_Provided records_:
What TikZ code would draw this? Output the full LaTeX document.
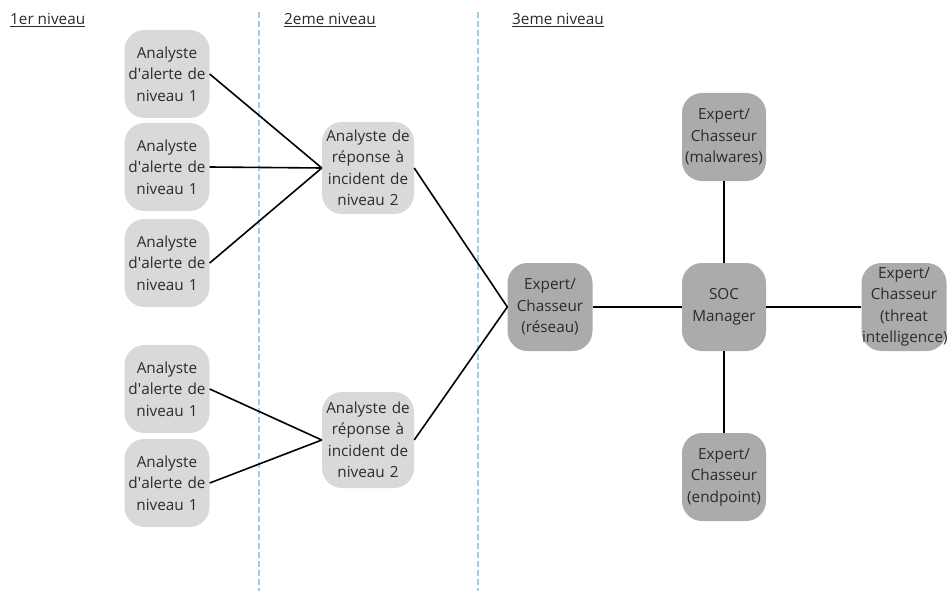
\documentclass[tikz,border=0pt]{standalone}
\usepackage{fontspec}
\setmainfont{Open Sans}
\begin{document}
\begin{tikzpicture}[x=1pt,y=-1pt,
  lvlA/.style={rectangle,rounded corners=20pt,fill=boxlight,draw=none,minimum width=85pt,minimum height=88pt,text width=84pt,align=center,font=\fontsize{15.3pt}{21.5pt}\selectfont,text=txt,inner sep=0pt},
  lvlC/.style={lvlA,fill=boxdark},
  conn/.style={draw=black,line width=1.6pt},
  sep/.style={draw=sepblue,line width=1.5pt,dash pattern=on 6pt off 3pt},
  hdr/.style={anchor=west,font=\fontsize{15.3pt}{18pt}\selectfont,text=txt,inner sep=0pt}]
\definecolor{boxlight}{HTML}{D9D9D9}
\definecolor{boxdark}{HTML}{ABABAB}
\definecolor{txt}{HTML}{2B2B2B}
\definecolor{sepblue}{HTML}{9DD0E2}
\useasboundingbox (0,0) rectangle (947,591);
\fill[white] (0,0) rectangle (947,591);
% separators
\coordinate (s1t) at (259,12); \coordinate (s1b) at (259,591);
\coordinate (s2t) at (478,12); \coordinate (s2b) at (478,591);
\draw[sep] (s1t) -- (s1b);
\draw[sep] (s2t) -- (s2b);
% headers
\node[hdr] (h1) at (10,20) {\underline{1er niveau}};
\node[hdr] (h2) at (284,20) {\underline{2eme niveau}};
\node[hdr] (h3) at (512,20) {\underline{3eme niveau}};
% level 1
\node[lvlA] (a1) at (167,74) {Analyste d\textquotesingle alerte de niveau 1};
\node[lvlA] (a2) at (167,167) {Analyste d\textquotesingle alerte de niveau 1};
\node[lvlA] (a3) at (167,263) {Analyste d\textquotesingle alerte de niveau 1};
\node[lvlA] (a4) at (167,389) {Analyste d\textquotesingle alerte de niveau 1};
\node[lvlA] (a5) at (167,483) {Analyste d\textquotesingle alerte de niveau 1};
% level 2
\node[lvlA,minimum width=91pt,minimum height=92pt,text width=92pt] (b1) at (368,168) {Analyste de\\réponse à\\incident de\\niveau 2};
\node[lvlA,minimum width=91pt,minimum height=96pt,text width=92pt] (b2) at (368,440) {Analyste de\\réponse à\\incident de\\niveau 2};
% level 3
\node[lvlC] (c1) at (550,307) {Expert/\\Chasseur\\(réseau)};
\node[lvlC,minimum width=82pt] (soc) at (724,307) {SOC\\Manager};
\node[lvlC,minimum width=82pt] (mal) at (724,137) {Expert/\\Chasseur\\(malwares)};
\node[lvlC,minimum width=82pt] (endp) at (724,477) {Expert/\\Chasseur\\(endpoint)};
\node[lvlC] (thr) at (904,307) {Expert/\\Chasseur\\(threat\\intelligence)};
% connectors
\draw[conn] (a1.east) -- (b1.west);
\draw[conn] (a2.east) -- (b1.west);
\draw[conn] (a3.east) -- (b1.west);
\draw[conn] (a4.east) -- (b2.west);
\draw[conn] (a5.east) -- (b2.west);
\draw[conn] (b1.east) -- (c1.west);
\draw[conn] (b2.east) -- (c1.west);
\draw[conn] (c1.east) -- (soc.west);
\draw[conn] (soc.north) -- (mal.south);
\draw[conn] (soc.south) -- (endp.north);
\draw[conn] (soc.east) -- (thr.west);
\end{tikzpicture}
\end{document}
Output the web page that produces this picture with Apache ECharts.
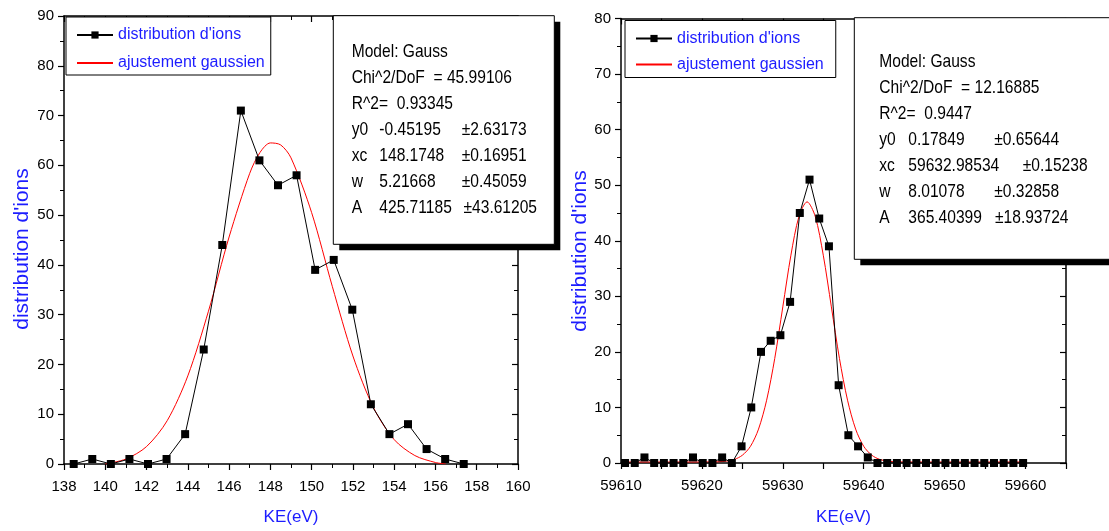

_What is needed_: Pictures are not part of the copy; reproduce everything else in the records exactly.

_Solution for this exercise_:
What TikZ code would draw this? Output the full LaTeX document.
\documentclass[tikz,border=0pt]{standalone}
\usepackage{fontspec}
\setmainfont{Open Sans}
\begin{document}
\begin{tikzpicture}[x=1pt,y=-1pt,
  lvlA/.style={rectangle,rounded corners=20pt,fill=boxlight,draw=none,minimum width=85pt,minimum height=88pt,text width=84pt,align=center,font=\fontsize{15.3pt}{21.5pt}\selectfont,text=txt,inner sep=0pt},
  lvlC/.style={lvlA,fill=boxdark},
  conn/.style={draw=black,line width=1.6pt},
  sep/.style={draw=sepblue,line width=1.5pt,dash pattern=on 6pt off 3pt},
  hdr/.style={anchor=west,font=\fontsize{15.3pt}{18pt}\selectfont,text=txt,inner sep=0pt}]
\definecolor{boxlight}{HTML}{D9D9D9}
\definecolor{boxdark}{HTML}{ABABAB}
\definecolor{txt}{HTML}{2B2B2B}
\definecolor{sepblue}{HTML}{9DD0E2}
\useasboundingbox (0,0) rectangle (947,591);
\fill[white] (0,0) rectangle (947,591);
% separators
\coordinate (s1t) at (259,12); \coordinate (s1b) at (259,591);
\coordinate (s2t) at (478,12); \coordinate (s2b) at (478,591);
\draw[sep] (s1t) -- (s1b);
\draw[sep] (s2t) -- (s2b);
% headers
\node[hdr] (h1) at (10,20) {\underline{1er niveau}};
\node[hdr] (h2) at (284,20) {\underline{2eme niveau}};
\node[hdr] (h3) at (512,20) {\underline{3eme niveau}};
% level 1
\node[lvlA] (a1) at (167,74) {Analyste d\textquotesingle alerte de niveau 1};
\node[lvlA] (a2) at (167,167) {Analyste d\textquotesingle alerte de niveau 1};
\node[lvlA] (a3) at (167,263) {Analyste d\textquotesingle alerte de niveau 1};
\node[lvlA] (a4) at (167,389) {Analyste d\textquotesingle alerte de niveau 1};
\node[lvlA] (a5) at (167,483) {Analyste d\textquotesingle alerte de niveau 1};
% level 2
\node[lvlA,minimum width=91pt,minimum height=92pt,text width=92pt] (b1) at (368,168) {Analyste de\\réponse à\\incident de\\niveau 2};
\node[lvlA,minimum width=91pt,minimum height=96pt,text width=92pt] (b2) at (368,440) {Analyste de\\réponse à\\incident de\\niveau 2};
% level 3
\node[lvlC] (c1) at (550,307) {Expert/\\Chasseur\\(réseau)};
\node[lvlC,minimum width=82pt] (soc) at (724,307) {SOC\\Manager};
\node[lvlC,minimum width=82pt] (mal) at (724,137) {Expert/\\Chasseur\\(malwares)};
\node[lvlC,minimum width=82pt] (endp) at (724,477) {Expert/\\Chasseur\\(endpoint)};
\node[lvlC] (thr) at (904,307) {Expert/\\Chasseur\\(threat\\intelligence)};
% connectors
\draw[conn] (a1.east) -- (b1.west);
\draw[conn] (a2.east) -- (b1.west);
\draw[conn] (a3.east) -- (b1.west);
\draw[conn] (a4.east) -- (b2.west);
\draw[conn] (a5.east) -- (b2.west);
\draw[conn] (b1.east) -- (c1.west);
\draw[conn] (b2.east) -- (c1.west);
\draw[conn] (c1.east) -- (soc.west);
\draw[conn] (soc.north) -- (mal.south);
\draw[conn] (soc.south) -- (endp.north);
\draw[conn] (soc.east) -- (thr.west);
\end{tikzpicture}
\end{document}
Output the web page that produces this picture with Apache ECharts.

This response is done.